2. Hukum Perlindungan Konsumen dalam Hukum Perdata

Hukum perlindungan konsumen dalam hukum perdata yakni dalam pengertian hukum perdata dalam arti luas, yakni hukum perdata yang terdapat dalam Kitab Undang-Undang Hukum Perdata (KUH Perdata), Kitab Undang-Undang Hukum Dagang (KUH Dagang), serta Peraturan Perundang-Undangan Nasional yang tergolong dalam hukum privat.

KUH Perdata walaupun tidak secara khusus mengatur menyebutkan istilah konsumen, tetapi ketentuan-ketentuan dalam KUH Perdata juga mengatur masalah hubungan antara pelaku usaha. Salah satu aspek hukum privat yang terdapat dalam Buku III KUH Perdata tentang Perikatan, yakni berkaitan dengan aspek hukum perjanjian maupun Perbuatan Melawan Hukum (PMH). Selanjutnya, dalam KUH Dagang yang berkaitan Pengangkutan, Asuransi, dll. Adapun dalam peraturan perundang-undangan nasional perlindungan konsumen antara lain yang terdapat dalam UU Pangan.

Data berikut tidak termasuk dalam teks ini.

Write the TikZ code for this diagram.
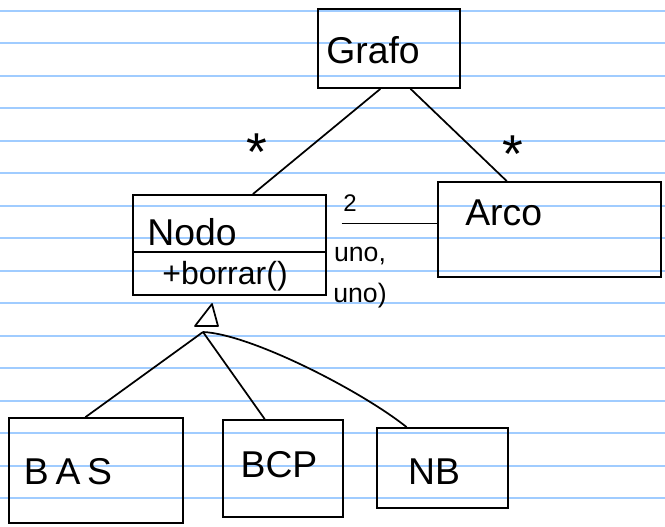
\documentclass[tikz,border=0pt]{standalone}
\usepackage{fontspec}
\setmainfont{Liberation Sans}
\usepackage{tikz}
\usetikzlibrary{fit,calc}

\tikzset{
  ruled/.style={draw={rgb, 255:red, 160; green, 204; blue, 255 }, line width=1.5pt},
  umlbox/.style={draw, line width=1.3pt, inner sep=0pt},
  conn/.style={line width=1.3pt, line join=round},
  hand/.style={inner sep=0.75pt, font=\fontsize{28}{32}\selectfont},
  mult/.style={inner sep=0.75pt, font=\fontsize{20}{22}\selectfont},
  star/.style={inner sep=0pt, anchor=north, font=\fontsize{40}{40}\selectfont}
}

\begin{document}
\begin{tikzpicture}[x=0.75pt,y=0.75pt,yscale=-1,xscale=1]
        \useasboundingbox (0,0) rectangle (665,526);
        \fill [white] (0,0) rectangle (665,526);

        %Ruled paper
        \foreach \k in {0,...,15}
          \draw [ruled] (0,{10.8+32.5*\k}) -- (665,{10.8+32.5*\k});

        %Shape: Boxes
        \node [umlbox, fit={(318,9) (460,88)}] (grafo) {};
        \node [umlbox, fit={(133,195) (326,252)}] (nodo) {};
        \node [umlbox, fit={(133,252) (326,295)}] (nodoOps) {};
        \node [umlbox, fit={(438,182) (661,277)}] (arco) {};
        \node [umlbox, fit={(9,418) (183,523)}] (bas) {};
        \node [umlbox, fit={(223,420) (343,517)}] (bcp) {};
        \node [umlbox, fit={(377,428) (508,508)}] (nb) {};

        % Text Node
        \node [hand] (grafoName) at (373,50) {Grafo};
        % Text Node
        \node [hand] (nodoName) at (192,232) {Nodo};
        % Text Node
        \node [hand, font=\fontsize{24}{26}\selectfont] (nodoOp) at (225,276) {+borrar()};
        % Text Node
        \node [hand, anchor=west] (arcoName) at (464,213) {Arco};
        % Text Node
        \node [hand] (basName) at (68,472) {B\hspace{5pt}A\hspace{5pt}S};
        % Text Node
        \node [hand] (bcpName) at (279,465) {BCP};
        % Text Node
        \node [hand] (nbName) at (434,472) {NB};

        % Text Node
        \node [mult, font=\fontsize{18}{20}\selectfont] (multTwo) at (350,203) {2};
        % Text Node
        \node [mult] (unoA) at (360,256) {uno,};
        % Text Node
        \node [mult] (unoB) at (360,296) {uno)};
        % Text Node
        \node [star] (starL) at (257,134) {*};
        % Text Node
        \node [star] (starR) at (513,136) {*};

        %Straight Lines: associations
        \draw [conn] ($(grafo.south west)!0.44!(grafo.south east)$) -- ($(nodo.north west)!0.62!(nodo.north east)$);
        \draw [conn] ($(grafo.south west)!0.65!(grafo.south east)$) -- ($(arco.north west)!0.31!(arco.north east)$);
        \draw [conn, shorten <=11pt] (nodo.east) -- (nodo.east -| arco.west);

        %Shape: generalisation
        \draw [conn] (212,304) -- (195,326) -- (218,326) -- cycle ;
        \coordinate (gen) at (203,332);
        \draw [conn] (gen) -- ($(bas.north west)!0.44!(bas.north east)$);
        \draw [conn] (gen) -- ($(bcp.north west)!0.35!(bcp.north east)$);
        \draw [conn] (gen) .. controls (250,334) and (360,390) .. ($(nb.north west)!0.23!(nb.north east)$);

\end{tikzpicture}
\end{document}
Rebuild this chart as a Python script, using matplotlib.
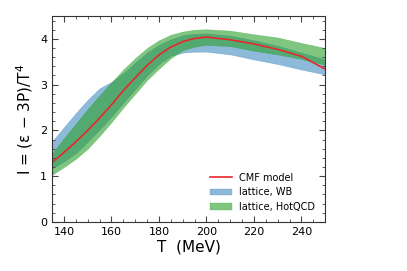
import matplotlib.pyplot as plt
import numpy as np
from matplotlib.ticker import MultipleLocator

# temperatura (MeV) y trace anomaly I = (e - 3P)/T^4
T = np.array([135, 140, 145, 150, 155, 160, 165, 170, 175, 180, 185, 190, 195, 200, 210, 220, 230, 240, 250])
cmf = np.array([1.30, 1.52, 1.75, 2.00, 2.27, 2.56, 2.87, 3.15, 3.42, 3.65, 3.82, 3.94, 4.01, 4.04, 3.98, 3.89, 3.77, 3.62, 3.34])

# lattice Wuppertal-Budapest
wb_lo = np.array([1.17, 1.32, 1.50, 1.75, 2.02, 2.30, 2.60, 2.90, 3.20, 3.45, 3.63, 3.70, 3.72, 3.72, 3.66, 3.55, 3.45, 3.33, 3.22])
wb_hi = np.array([1.76, 2.07, 2.38, 2.67, 2.92, 3.06, 3.25, 3.48, 3.70, 3.87, 3.99, 4.08, 4.11, 4.12, 4.07, 3.97, 3.85, 3.70, 3.55])

# lattice HotQCD
hq_lo = np.array([1.03, 1.20, 1.38, 1.60, 1.88, 2.18, 2.50, 2.80, 3.10, 3.35, 3.58, 3.75, 3.83, 3.87, 3.84, 3.74, 3.66, 3.56, 3.43])
hq_hi = np.array([1.50, 1.83, 2.15, 2.47, 2.77, 3.05, 3.33, 3.58, 3.80, 3.97, 4.09, 4.16, 4.20, 4.21, 4.18, 4.10, 4.03, 3.91, 3.80])

fig = plt.figure(figsize=(4.07, 2.71), dpi=100)
ax = fig.add_axes([0.128, 0.181, 0.671, 0.760])

ax.fill_between(T, wb_lo, wb_hi, color='tab:blue', alpha=0.5, lw=0.3, label='lattice, WB')
ax.fill_between(T, hq_lo, hq_hi, color='tab:green', alpha=0.6, lw=0.3, label='lattice, HotQCD')
ax.plot(T, cmf, color='#e8262b', lw=1.2, label='CMF model')

ax.set_xlim(135, 250)
ax.set_ylim(0, 4.5)
ax.xaxis.set_major_locator(MultipleLocator(20))
ax.xaxis.set_minor_locator(MultipleLocator(5))
ax.yaxis.set_major_locator(MultipleLocator(1))
ax.yaxis.set_minor_locator(MultipleLocator(0.2))
ax.tick_params(which='both', direction='in', top=True, right=True, labelsize=8, color='#444444')
ax.tick_params(which='major', length=4)
ax.tick_params(which='minor', length=2)
for s in ax.spines.values():
    s.set_color('#333333')

ax.set_xlabel('T  (MeV)', fontsize=11, labelpad=2)
ax.set_ylabel('I = (ε − 3P)/T$^4$', fontsize=11, labelpad=4)

h, l = ax.get_legend_handles_labels()
ax.legend([h[2], h[0], h[1]], [l[2], l[0], l[1]], loc='lower right', frameon=False,
          fontsize=7, handlelength=2.2, borderaxespad=0.6)

plt.savefig('out.png', dpi=100)
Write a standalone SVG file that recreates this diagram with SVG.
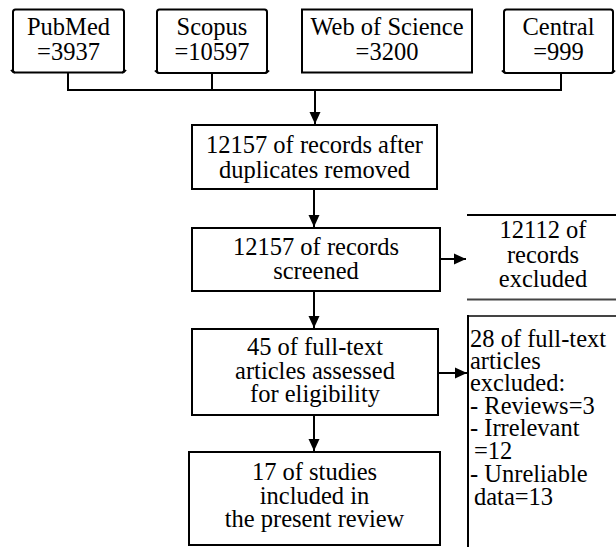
<svg xmlns="http://www.w3.org/2000/svg" width="616" height="547" viewBox="0 0 616 547">
<defs>
<marker id="arr" markerUnits="userSpaceOnUse" markerWidth="12" markerHeight="12" refX="12" refY="6" orient="auto">
<path d="M0,0.5 L12,6 L0,11.5 z" fill="#000"/>
</marker>
<style>
.box{fill:#fff;stroke:#000;stroke-width:2}
text{font-family:'Liberation Serif','Times New Roman',Times,serif;font-size:24.5px;fill:#000}
.t{text-anchor:middle}
.ln{fill:none;stroke:#000;stroke-width:2}
.gr{fill:none;stroke:#444;stroke-width:2}
</style>
</defs>
<rect width="616" height="547" fill="#fff"/>
<g id="connectors">
<path class="ln" d="M68,72.5 V90 M212,73 V90 M561,73 V90 M67,90 H562"/>
<line class="ln" x1="315" y1="90" x2="315" y2="124" marker-end="url(#arr)"/>
<line class="ln" x1="314" y1="189" x2="314" y2="227" marker-end="url(#arr)"/>
<line class="ln" x1="314" y1="291" x2="314" y2="328" marker-end="url(#arr)"/>
<line class="ln" x1="314" y1="415" x2="314" y2="451" marker-end="url(#arr)"/>
<line class="ln" x1="440" y1="259" x2="466" y2="259" marker-end="url(#arr)"/>
<line class="ln" x1="438" y1="373" x2="467" y2="373" marker-end="url(#arr)"/>
</g>
<g id="pubmed">
<path class="box" d="M15,72.5 Q13,72.5 13,70 V12 Q13,9.5 15.5,9.5 H121.5 Q124,9.5 124,12 V70 Q124,72.5 122,72.5 Z"/>
<path class="ln" d="M11,70 Q13,72.5 15,72.5 M122,72.5 Q124,72.5 126,70"/>
<text class="t" x="68.5" y="35">PubMed</text>
<text class="t" x="68.5" y="60">=3937</text>
</g>
<g id="scopus">
<path class="box" d="M159,73 Q157,73 157,70.5 V12 Q157,9.5 159.5,9.5 H264.5 Q267,9.5 267,12 V70.5 Q267,73 265,73 Z"/>
<path class="ln" d="M155,70.5 Q157,73 159,73 M265,73 Q267,73 269,70.5"/>
<text class="t" x="212" y="35">Scopus</text>
<text class="t" x="212" y="60">=10597</text>
</g>
<g id="wos">
<rect class="box" x="302" y="9.5" width="170" height="63"/>
<text class="t" x="387" y="35">Web of Science</text>
<text class="t" x="387" y="60">=3200</text>
</g>
<g id="central">
<path class="box" d="M506,73 Q504,73 504,70.5 V12 Q504,9.5 506.5,9.5 H610.5 Q613,9.5 613,12 V70.5 Q613,73 611,73 Z"/>
<path class="ln" d="M502,70.5 Q504,73 506,73 M611,73 Q613,73 615,70.5"/>
<text class="t" x="558.5" y="35">Central</text>
<text class="t" x="558.5" y="60">=999</text>
</g>
<g id="dedup">
<rect class="box" x="192" y="125" width="245" height="64"/>
<text class="t" x="314.5" y="152.5">12157 of records after</text>
<text class="t" x="314.5" y="177.5">duplicates removed</text>
</g>
<g id="screened">
<rect class="box" x="192" y="228" width="248" height="63"/>
<text class="t" x="316" y="255">12157 of records</text>
<text class="t" x="316" y="278.5">screened</text>
</g>
<g id="excluded1">
<line class="ln" x1="467" y1="215" x2="616" y2="215"/>
<line class="gr" x1="467" y1="299.5" x2="616" y2="299.5"/>
<text class="t" x="543" y="238">12112 of</text>
<text class="t" x="543" y="263">records</text>
<text class="t" x="543" y="287">excluded</text>
</g>
<g id="fulltext">
<rect class="box" x="192" y="329" width="246" height="86"/>
<text class="t" x="315" y="355">45 of full-text</text>
<text class="t" x="315" y="379">articles assessed</text>
<text class="t" x="315" y="402">for eligibility</text>
</g>
<g id="excluded2">
<path class="gr" d="M468,316 H616"/>
<path class="ln" d="M468,315 V547"/>
<text x="470" y="347">28 of full-text</text>
<text x="470" y="369">articles</text>
<text x="470" y="391">excluded:</text>
<text x="470" y="413.5">- Reviews=3</text>
<text x="470" y="436">- Irrelevant</text>
<text x="474" y="458.5">=12</text>
<text x="470" y="481.5">- Unreliable</text>
<text x="474" y="505">data=13</text>
</g>
<g id="included">
<rect class="box" x="189" y="452" width="251" height="93"/>
<text class="t" x="314.5" y="480">17 of studies</text>
<text class="t" x="314.5" y="503.5">included in</text>
<text class="t" x="314.5" y="527">the present review</text>
</g>
</svg>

3. Hukum Perlindungan Konsumen dalam Hukum Publik

Hukum perlindungan konsumen dalam hukum publik yang dimaksud adalah hukum yang mengatur hubungan antara negara dan alat-alat perlengkapannya atau hubungan antara negara dengan perorangan. Adapun yang termasuk dalam hukum publik dan terutama dalam kerangka hukum konsumen dan/atau hukum perlindungan konsumen adalah Hukum Administrasi Negara (HAN), Hukum Pidana, Hukum Acara Perdata/ Pidana, dan Hukum Internasional.